Peygamberimiz'in Risâletini İlânından Sonraki Hayatı da Peygamberliğinin Şahididir

1. Büyük ideal ve yüksek düşüncelerle içi sürekli kaynayıp duran bir insanın, fikirlerini açığa vurmaması, düşünce ve davası paralelinde taraftar toplamaktan uzak kalması düşünülemez.

Biz basit bir fikir ve düşüncemizi bile içimizde tutamayıp, tanıdığımıza-tanımadığımıza intikal ettirmeye çalışırız. İnsan, düşünce ve davasını en canlı ve heyecanlı olduğu gençlik yıllarında yaymaya çalışır. 15-20 yaşlarındaki binlerce, onbinlerce gencin nice bâtıl fikirleri neşretmek için ellerinde bildirilerle gösterilerde ve kanlı hâdiselerde nasıl mücadele ettiklerine bütün dünya tarihi şahittir. Oysa, Nebiler Sultanı (sallallâhu aleyhi ve sellem) davasını tebliğe 40 yaşında başlamıştır: Demek ki, O, bir emir altında hareket ediyor ve kendisine emredileni yapıyordu...
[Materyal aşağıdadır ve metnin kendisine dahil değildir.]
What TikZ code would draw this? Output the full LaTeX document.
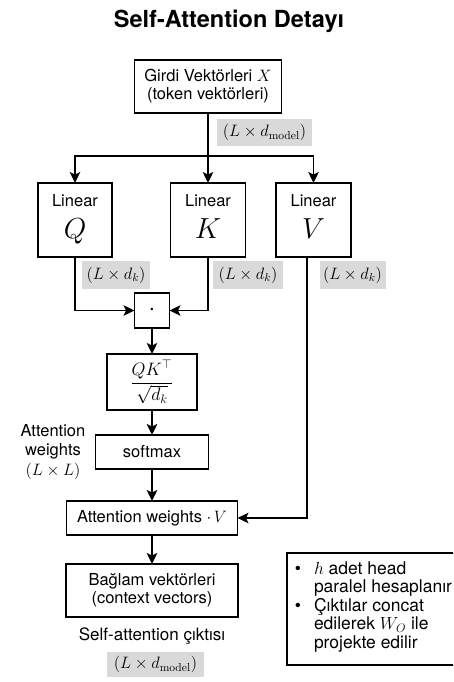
\RequirePackage{fix-cm}
\documentclass[tikz,border=0pt]{standalone}
\usepackage{amsmath}
\usepackage[no-math]{fontspec}
\setmainfont{TeX Gyre Heros}
\usetikzlibrary{arrows.meta}
\definecolor{tagfill}{HTML}{D9D9D9}
\newcommand\txtsize{\fontsize{16.5}{18}\selectfont}
\newcommand\notesize{\fontsize{17.5}{18.5}\selectfont}
\newcommand\bigsym{\fontsize{29}{32}\selectfont}
\newcommand\headsize{\fontsize{23.5}{26}\selectfont\bfseries}
\begin{document}
\begin{tikzpicture}[x=1pt,y=-1pt,line width=1.8pt,
  every node/.style={inner sep=0pt,outer sep=0pt},
  box/.style={draw,line width=1.8pt,fill=white,align=center,font=\txtsize},
  tag/.style={fill=tagfill,font=\txtsize},
  lbl/.style={font=\txtsize},
  arr/.style={-{Stealth[length=11pt,width=10.5pt,inset=2.5pt]}}]
\useasboundingbox (0,0) rectangle (453,682);
\fill[white] (0,0) rectangle (453,682);

% title
\node[font=\headsize] (title) at (229,21) {Self-Attention Detayı};

% input
\node[box,minimum width=147pt,minimum height=53pt] (girdi) at (208,86.5)
  {Girdi Vektörleri $X$\\(token vektörleri)};
\node[tag,minimum width=95pt,minimum height=27pt] (dimx) at (264.5,132.5)
  {$(L\times d_{\mathrm{model}})$};
\coordinate (split) at (208,156);

% linear projections
\node[box,minimum width=74pt,minimum height=74pt] (q) at (75,220) {};
\node[box,minimum width=75pt,minimum height=74pt] (k) at (208,220) {};
\node[box,minimum width=75pt,minimum height=74pt] (v) at (313.5,220) {};
\node[lbl,anchor=base] (qlin) at (75,206) {Linear};
\node[lbl,anchor=base] (klin) at (208,206) {Linear};
\node[lbl,anchor=base] (vlin) at (313.5,206) {Linear};
\node[font=\bigsym,anchor=base] (qsym) at (75,238) {$Q$};
\node[font=\bigsym,anchor=base] (ksym) at (208,238) {$K$};
\node[font=\bigsym,anchor=base] (vsym) at (313.5,238) {$V$};

\node[tag,minimum width=68pt,minimum height=28pt] (dimq) at (116,275) {$(L\times d_k)$};
\node[tag,minimum width=70pt,minimum height=28pt] (dimk) at (248,275) {$(L\times d_k)$};
\node[tag,minimum width=66pt,minimum height=28pt] (dimv) at (352.5,275) {$(L\times d_k)$};

% score path
\node[box,minimum width=35pt,minimum height=35pt,font=\fontsize{24}{24}\selectfont] (dot) at (152,310.5) {$\cdot$};
\node[box,minimum width=90pt,minimum height=56pt,font=\fontsize{18}{20}\selectfont] (scale) at (152,382)
  {$\dfrac{QK^{\top}}{\sqrt{d_k}}$};
\node[box,minimum width=113pt,minimum height=34pt] (soft) at (152,452) {softmax};
\node[lbl,align=center,font=\fontsize{16.5}{19.5}\selectfont] (attnlbl) at (53,452)
  {Attention\\weights\\$(L\times L)$};
\node[box,minimum width=171pt,minimum height=34pt] (attv) at (152,518)
  {Attention weights $\cdot\,V$};
\node[box,minimum width=172pt,minimum height=53pt] (ctx) at (152,590.5)
  {Bağlam vektörleri\\(context vectors)};
\node[font=\fontsize{17}{19}\selectfont] (outlbl) at (152,636) {Self-attention çıktısı};
\node[tag,minimum width=97pt,minimum height=25pt] (dimo) at (155.5,664.5)
  {$(L\times d_{\mathrm{model}})$};

% connectors
\draw (girdi.south) -- (split);
\draw (q.north |- split) -- (v.north |- split);
\draw[arr] (split) -- (k.north);
\draw[arr] (split) -| (q.north);
\draw[arr] (split) -| (v.north);
\draw[arr] (q.south) |- (dot.west);
\draw[arr] (k.south) |- (dot.east);
\draw[arr] (dot.south) -- (scale.north);
\draw[arr] (scale.south) -- (soft.north);
\draw[arr] (soft.south) -- (attv.north);
\draw[arr] ([xshift=-6.5pt]v.south) |- (attv.east);
\draw[arr] (attv.south) -- (ctx.north);

% note on multi-head
\begin{scope}
\clip (0,0) rectangle (453,682);
\draw (287,553) rectangle (470,665);
\end{scope}
\node[font=\notesize,anchor=base] (b1) at (298,574) {\textbullet};
\node[font=\notesize,anchor=base] (b2) at (298,611) {\textbullet};
\node[font=\notesize,anchor=base west] (n1) at (314,574) {$h$ adet head};
\node[font=\notesize,anchor=base west] (n2) at (314,592.5) {paralel hesaplanır};
\node[font=\notesize,anchor=base west] (n3) at (314,611) {Çıktılar concat};
\node[font=\notesize,anchor=base west] (n4) at (314,629.5) {edilerek $W_O$ ile};
\node[font=\notesize,anchor=base west] (n5) at (314,648) {projekte edilir};
\end{tikzpicture}
\end{document}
2. Bir insanın, çeşitli muvaffakiyetler, zaferler, malî imkânlar ve makamlar elde ettikten sonra hiç değişmemesi, onun yüce ve yüksek ahlâkını, doğruluk derecesini gösterir. İşte, O'nun peygamberlikten önceki ve sonraki güneş gibi parlak ve apaçık hayatı! Evet, O'nun en büyük zaferler ve fetihlerden sonra bile bakışının bulanmaması, başının dönmemesi, fonksiyon ve vazifesini başladığı gibi bitirmesi peygamberliğinin delili değil de ya nedir?